2. Saint Etienne – TALES FROM TURNPIKE HOUSE*
This very British trio forged an entire career out of celebrating those mundane quirks about a person and their environment that often make a life transcendent and whole, with a thrift shop-inspired approach to appropriating musical styles they liked and made their own. On twelve songs spanning the single day in the life of a London apartment building, they found a concept perfectly suited for their sensibility. By working with pop British production team Xenomania and employing the Pet Sounds-ish harmonies of Tony and Anthony Rivers on nearly every track, they concocted their most fully realized work, from the euphoric, alternate-world number one hits like “Lightning Strikes Twice” and “A Good Thing” to the devastating one-two closing punch of “Teenage Winter" and “Goodnight”. (*Original UK edition)

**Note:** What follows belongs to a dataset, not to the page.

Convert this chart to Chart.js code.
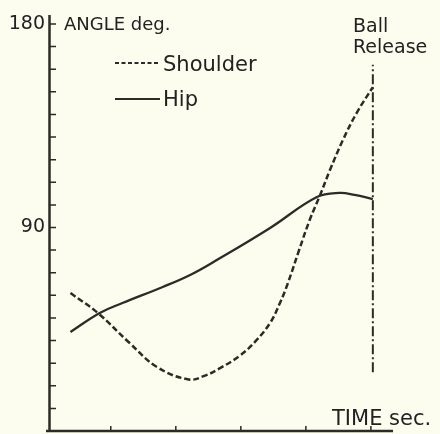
<!DOCTYPE html>
<html>
<head>
<meta charset="utf-8">
<script src="https://cdn.jsdelivr.net/npm/chart.js@4.4.1/dist/chart.umd.min.js"></script>
<style>
  html, body { margin: 0; padding: 0; background: #fcfcef; }
  #wrap { width: 440px; height: 434px; position: relative; }
</style>
</head>
<body>
<div id="wrap"><canvas id="c"></canvas></div>
<script>
// ---- data (time in tick units, angle in degrees) ----
const shoulderTime  = [0.38, 0.80, 1.29, 1.71, 2.20, 2.45, 2.68, 2.98, 3.22, 3.45, 3.60, 3.72, 3.89, 4.06, 4.22, 4.37, 4.57, 4.78, 5.03];
const shoulderAngle = [61.0, 52.2, 38.9, 28.3, 22.8, 24.5, 27.8, 33.2, 39.5, 47.8, 56.5, 65.1, 79.5, 93.4, 104.4, 115.4, 128.7, 140.6, 152.1];
const hipTime  = [0.38, 0.83, 1.18, 1.80, 2.22, 2.63, 3.45, 4.17, 4.52, 4.75, 5.03];
const hipAngle = [43.8, 52.2, 56.6, 63.7, 69.0, 75.6, 89.8, 103.5, 105.3, 104.4, 102.6];
const releaseTime  = [5.03, 5.03];
const releaseAngle = [26, 162];
const yTickLabels = [90, 180];
const seriesNames = ['Shoulder', 'Hip'];

const ink = '#2b2b27';
const FONT = '"DejaVu Sans", sans-serif';

function pts(xs, ys) { return xs.map((x, i) => ({ x: x, y: ys[i] })); }

const decor = {
  id: 'decor',
  afterDraw(chart) {
    const ctx = chart.ctx;
    const xs = chart.scales.x, ys = chart.scales.y;
    const x0 = xs.getPixelForValue(xs.min);
    const x1 = xs.getPixelForValue(xs.max);
    const yb = ys.getPixelForValue(0);
    const yt = ys.getPixelForValue(180);
    ctx.save();
    ctx.strokeStyle = ink;
    ctx.lineCap = 'butt';
    // axes
    ctx.lineWidth = 2.5;
    ctx.beginPath();
    ctx.moveTo(x0 + 0.5, yt - 9);
    ctx.lineTo(x0 + 0.5, yb + 1);
    ctx.moveTo(x0 - 3, yb);
    ctx.lineTo(x1, yb);
    ctx.stroke();
    // y ticks (inward)
    ctx.lineWidth = 1.5;
    ctx.beginPath();
    for (let v = 10; v <= 180; v += 10) {
      const y = ys.getPixelForValue(v);
      ctx.moveTo(x0, y);
      ctx.lineTo(x0 + 7, y);
    }
    // x ticks (inward)
    for (let t = 1; t <= 5; t++) {
      const x = xs.getPixelForValue(t);
      ctx.moveTo(x, yb);
      ctx.lineTo(x, yb - 5);
    }
    ctx.stroke();
    // legend
    const lx0 = 115, lx1 = 160;
    ctx.lineWidth = 2;
    ctx.setLineDash([4, 2.5]);
    ctx.beginPath(); ctx.moveTo(lx0, 63); ctx.lineTo(lx1, 63); ctx.stroke();
    ctx.setLineDash([]);
    ctx.beginPath(); ctx.moveTo(lx0, 99); ctx.lineTo(lx1, 99); ctx.stroke();
    ctx.fillStyle = '#222';
    ctx.textBaseline = 'alphabetic';
    ctx.textAlign = 'left';
    ctx.font = '21px ' + FONT;
    ctx.fillText(chart.data.datasets[0].label, 163, 71);
    ctx.fillText(chart.data.datasets[1].label, 163, 106);
    // titles
    ctx.font = '18px ' + FONT;
    ctx.fillText('ANGLE deg.', 64, 30);
    ctx.font = '19px ' + FONT;
    ctx.fillText('Ball', 353, 32);
    ctx.fillText('Release', 353, 53);
    ctx.font = '21px ' + FONT;
    ctx.fillText('TIME sec.', 332, 425);
    ctx.restore();
  }
};

new Chart(document.getElementById('c'), {
  type: 'line',
  data: {
    datasets: [
      { label: seriesNames[0], data: pts(shoulderTime, shoulderAngle), borderColor: ink, borderWidth: 2.5,
        borderDash: [6, 3], pointRadius: 0, tension: 0.4, fill: false },
      { label: seriesNames[1], data: pts(hipTime, hipAngle), borderColor: ink, borderWidth: 2.3,
        pointRadius: 0, tension: 0.4, fill: false },
      { label: 'Ball Release', data: pts(releaseTime, releaseAngle), borderColor: ink, borderWidth: 2,
        borderDash: [10, 3, 2, 3], pointRadius: 0, fill: false }
    ]
  },
  options: {
    animation: false,
    responsive: true,
    maintainAspectRatio: false,
    layout: { padding: { top: 24, left: 0, right: 47, bottom: 3 } },
    plugins: { legend: { display: false }, tooltip: { enabled: false } },
    scales: {
      x: { type: 'linear', min: 0.05, max: 5.34, display: false },
      y: {
        min: 0, max: 180,
        ticks: {
          stepSize: 10, padding: 4, color: '#222', autoSkip: false,
          font: { family: FONT, size: 19 },
          callback: v => (yTickLabels.includes(v) ? String(v) : '')
        },
        grid: { display: false, drawTicks: false },
        border: { display: false },
        afterFit: s => { s.width = 49; s.paddingTop = 0; s.paddingBottom = 0; }
      }
    }
  },
  plugins: [decor]
});
</script>
</body>
</html>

1. The Avalanches – SINCE I LEFT YOU
I was going to list fifty things I love about this album, but that exercise would give it all away—the sense of discovery so necessary in order to fall in love with the work of six Australians constructing new music entirely out of an existing array of wildly disparate sounds. The art of sampling has enabled many a dubious talent, resulting in Franken-songs that hammer their borrowed hooks deep into the ground, yet here, never has such a monster moved around so gracefully. Suffused with layers, echoes and recurring motifs, this is an orchestrated work; “Frontier Psychiatrist”, for example, creates supple, silly, thrilling pop out of a dadaesque symphony of random snippets. But it all really works as an album, a whole that begs to be heard on headphones to feel its impact; it just doesn’t register well as background noise. Since I Left You is not necessarily better than anything else the ‘00s produced, but it's a summation of everything that came before, with advances in technology, a wealth of inspiration and the right kind of imagination making it possible.